The new Seneca County Youth Center had its grand opening Thursday with a ribbon-cutting ceremony, followed by tours for the public to see the new building.
Several elected officials ,including Juvenile and Probate Judge Jay Meyer and Commissioner Jeff Wagner, spoke at the ceremony, which concluded with a ceremonial first shot a slam dunk by Meyer's daughter, Bryn.
"I'm not sure if I'm going to be able to stop smiling the whole day," Meyer said. "It's an absolute dream, to be your judge in this wonderful facility with the excitement of what's to come, as we go forward."
Meyer thanked former judges, his father Judge Gerald Meyer, whom he called "the single most important influence of (his) life" and Judge Paul Kutscher, who helped secure state funds for the facility.
"We're here to celebrate a great community achievement," he said to the large gathering in the Youth Center's gym. "This is an achievement that took vision, courage and tenacity. We needed three things to come together to make this thing happen: we needed state funding, we needed political will and we needed the ability to pay. And finally we had those three things."

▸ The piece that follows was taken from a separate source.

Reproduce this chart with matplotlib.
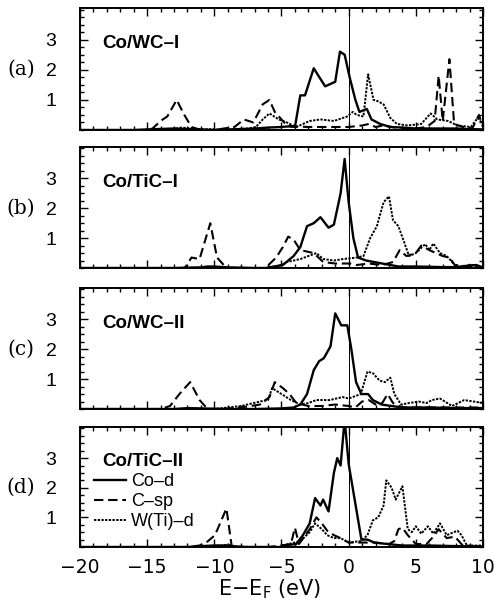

Meyer also thanked the current and former commissioners, who played a
role in getting the center built, for "providing the necessary funds for us to take care of our most important asset, which is our kids and our future."
"The pieces never quite fell into place until today," Wagner said. "So, on behalf of all of those commissioners, from all of those years, I want to say we're very happy and very thankful this day finally came. It's been a long time coming, but after you take the tour here in a few minutes, I think you will agree that it was well worth the wait."
Meyer also extended his thanks to director of the Youth Center, Ben Yourkvitch, whom Meyer called his "bulldog" and said he provided the "tenacity" it took to get the project built.
With the help of Yourkvitch and Juvenile and Probate Court administrator Teresa Copp and the rest of the Youth Center staff, the building was finished on time and on budget, Meyer said.
"For the first time, I'm proud to say, we have a facility that is equal to the character and the quality of the staff that works in it," he said.
Yourkvitch gave a tour of the new facility and highlighted the many improvements the new center has to offer including: dorm-style living arrangements, improved restroom facilities, two classrooms with computers and SMART Boards and the gymnasium.
There were pictures of the old facility presented throughout the Youth Center, to show the condition of the old building.
"We're no longer confined by our old quarters now," Meyer said. "We can do more, and reach more, because that's what it's really all about it's all about reaching kids, helping kids reach their potential. It's about helping getting them out of cycles of violence, cycles of criminal behavior, cycles of poverty. Make a difference now, to affect generations ahead."